Practical Steps for Your Next Move
If you need to exchange a large sum of money, don't do it all at once. It's called "dollar-cost averaging" for a reason. Break your exchange into three or four chunks over a few weeks. This protects you from a sudden spike in the rate right before you hit "confirm."
For those living in Sweden but earning in dollars, this has been a golden era. But remember, the tide always turns. If you're holding a lot of USD, it might be worth locking in some of these gains if the rate hits historical resistance levels.

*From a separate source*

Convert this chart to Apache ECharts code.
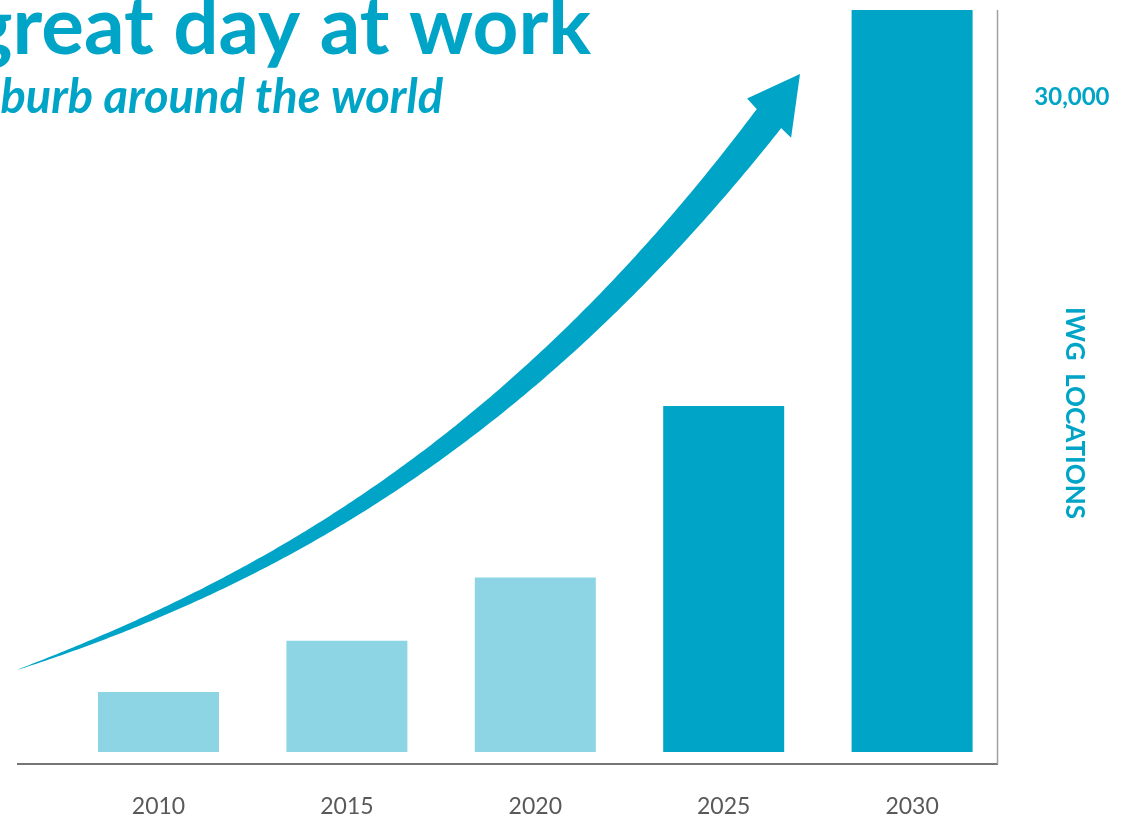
<!DOCTYPE html>
<html>
<head>
<meta charset="utf-8">
<script src="https://cdn.jsdelivr.net/npm/echarts@6/dist/echarts.min.js"></script>
<style>
html,body{margin:0;padding:0;background:#fff;}
#chart{width:1142px;height:819px;}
</style>
</head>
<body>
<div id="chart"></div>
<script>
// ---- data ----
const years = ['2010', '2015', '2020', '2025', '2030'];
const locations = [2750, 5100, 8000, 15850, 34000];
const barShades = ['light', 'light', 'light', 'dark', 'dark'];
const yAxisMax = 34000;
const yAxisInterval = 30000;
const yTickLabels = { 30000: '30,000' };

const titleText = 'great day at work';
const subtitleText = 'burb around the world';
const axisTitle = 'IWG  LOCATIONS';

// ---- styles / decoration geometry ----
const BLUE = '#00A4C7';
const LIGHT = '#8DD5E4';
const shadeColor = { light: LIGHT, dark: BLUE };
const FONT = 'Lato, "Open Sans", sans-serif';

// growth arrow centreline guide points (decorative illustration, pixels)
const arrowGuide = [[17, 669], [133, 627], [240, 574], [460, 433], [570, 338], [653, 260], [770, 116]];
const arrowTip = [800, 74];

function polyFit(pts, deg) {
  const m = deg + 1;
  const A = [], b = [];
  for (let r = 0; r < m; r++) { A.push(new Array(m).fill(0)); b.push(0); }
  const sx = 400;
  pts.forEach(([x, y]) => {
    const u = x / sx;
    for (let r = 0; r < m; r++) {
      for (let c = 0; c < m; c++) A[r][c] += Math.pow(u, r + c);
      b[r] += y * Math.pow(u, r);
    }
  });
  for (let i = 0; i < m; i++) {
    let p = i;
    for (let k = i + 1; k < m; k++) if (Math.abs(A[k][i]) > Math.abs(A[p][i])) p = k;
    [A[i], A[p]] = [A[p], A[i]]; [b[i], b[p]] = [b[p], b[i]];
    for (let k = i + 1; k < m; k++) {
      const f = A[k][i] / A[i][i];
      for (let c = i; c < m; c++) A[k][c] -= f * A[i][c];
      b[k] -= f * b[i];
    }
  }
  const co = new Array(m).fill(0);
  for (let i = m - 1; i >= 0; i--) {
    let s = b[i];
    for (let c = i + 1; c < m; c++) s -= A[i][c] * co[c];
    co[i] = s / A[i][i];
  }
  return x => co.reduce((acc, cf, i) => acc + cf * Math.pow(x / sx, i), 0);
}

function arrowPolygon() {
  const f = polyFit(arrowGuide, 3);
  const x0 = arrowGuide[0][0], x1 = arrowGuide[arrowGuide.length - 1][0];
  const c = [];
  for (let x = x0; x <= x1 + 0.01; x += 4) c.push([x, f(x)]);
  const len = [0];
  for (let i = 1; i < c.length; i++) len.push(len[i - 1] + Math.hypot(c[i][0] - c[i - 1][0], c[i][1] - c[i - 1][1]));
  const total = len[len.length - 1];
  const right = [], left = [];
  for (let i = 0; i < c.length; i++) {
    const a = c[Math.max(i - 1, 0)], bb = c[Math.min(i + 1, c.length - 1)];
    let tx = bb[0] - a[0], ty = bb[1] - a[1];
    const tl = Math.hypot(tx, ty); tx /= tl; ty /= tl;
    const nx = -ty, ny = tx;
    const w = 15.5 * Math.pow(len[i] / total, 0.8);
    right.push([c[i][0] + nx * w, c[i][1] + ny * w]);
    left.push([c[i][0] - nx * w, c[i][1] - ny * w]);
  }
  const base = c[c.length - 1];
  let dx = arrowTip[0] - base[0], dy = arrowTip[1] - base[1];
  const dl = Math.hypot(dx, dy); dx /= dl; dy /= dl;
  const nx = -dy, ny = dx;
  const P = (a, b2) => [base[0] + nx * a + dx * b2, base[1] + ny * a + dy * b2];
  const head = [P(16, -1), P(29, -3), arrowTip.slice(), P(-29.5, 4), P(-16, 1)];
  return right.concat(head, left.reverse());
}

const chart = echarts.init(document.getElementById('chart'), null, { renderer: 'canvas' });

const option = {
  animation: false,
  backgroundColor: '#ffffff',
  grid: { left: 64.3, right: 135.7, top: 10, bottom: 67, containLabel: false },
  xAxis: {
    type: 'category',
    data: years,
    axisLine: { show: false },
    axisTick: { show: false },
    splitLine: { show: false },
    axisLabel: { color: '#595959', fontFamily: FONT, fontSize: 23, margin: 43 }
  },
  yAxis: {
    type: 'value',
    position: 'right',
    min: 0,
    max: yAxisMax,
    interval: yAxisInterval,
    axisLine: { show: false },
    axisTick: { show: false },
    splitLine: { show: false },
    axisLabel: {
      margin: 28,
      color: BLUE,
      fontFamily: FONT,
      fontWeight: 'bold',
      fontSize: 24,
      formatter: v => yTickLabels[v] || ''
    }
  },
  series: [{
    type: 'bar',
    barWidth: 121,
    data: locations.map((v, i) => ({ value: v, itemStyle: { color: shadeColor[barShades[i]] } })),
    clip: true
  }],
  graphic: [
    { type: 'line', z: 5, shape: { x1: 17, y1: 764, x2: 998, y2: 764 }, style: { stroke: '#767676', lineWidth: 2 } },
    { type: 'line', z: 5, shape: { x1: 997.5, y1: 10, x2: 997.5, y2: 764 }, style: { stroke: '#a0a0a0', lineWidth: 1.5 } },
    { type: 'polygon', z: 10, shape: { points: arrowPolygon() }, style: { fill: BLUE } },
    { type: 'text', z: 10, style: { text: titleText, x: 591, y: 28, textAlign: 'right', textVerticalAlign: 'middle', fill: BLUE, font: 'bold 80px ' + FONT } },
    { type: 'text', z: 10, style: { text: subtitleText, x: 443, y: 98, textAlign: 'right', textVerticalAlign: 'middle', fill: BLUE, font: 'italic bold 47px ' + FONT } },
    { type: 'text', z: 10, x: 1074, y: 413, rotation: -Math.PI / 2, style: { text: axisTitle, x: 0, y: 0, textAlign: 'center', textVerticalAlign: 'middle', fill: BLUE, font: 'bold 26px ' + FONT } }
  ]
};
chart.setOption(option);
</script>
</body>
</html>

Keep an eye on the Riksbank's "Bana" (their projected path for rates). If they signal they are done hiking while the U.S. is still talking about "higher for longer," the krona is going to stay under pressure.
Ultimately, the USD to SEK rate is a reflection of global confidence. Right now, the world still trusts the dollar more than almost anything else. That makes Sweden a great place to visit, but a tricky place to manage a budget if your income is in krona.
Actionable Takeaways
- Monitor the Spread: Watch the difference between the Fed Funds Rate and the Riksbank Repo Rate; a narrowing gap usually helps the SEK.
- Avoid Dynamic Currency Conversion: Never let a foreign ATM do the math for you.
- Check Economic Calendars: Major moves happen around the 15th of the month when inflation data drops.
- Hedging for Business: If you're running a company, look into forward contracts to lock in a rate for future payments.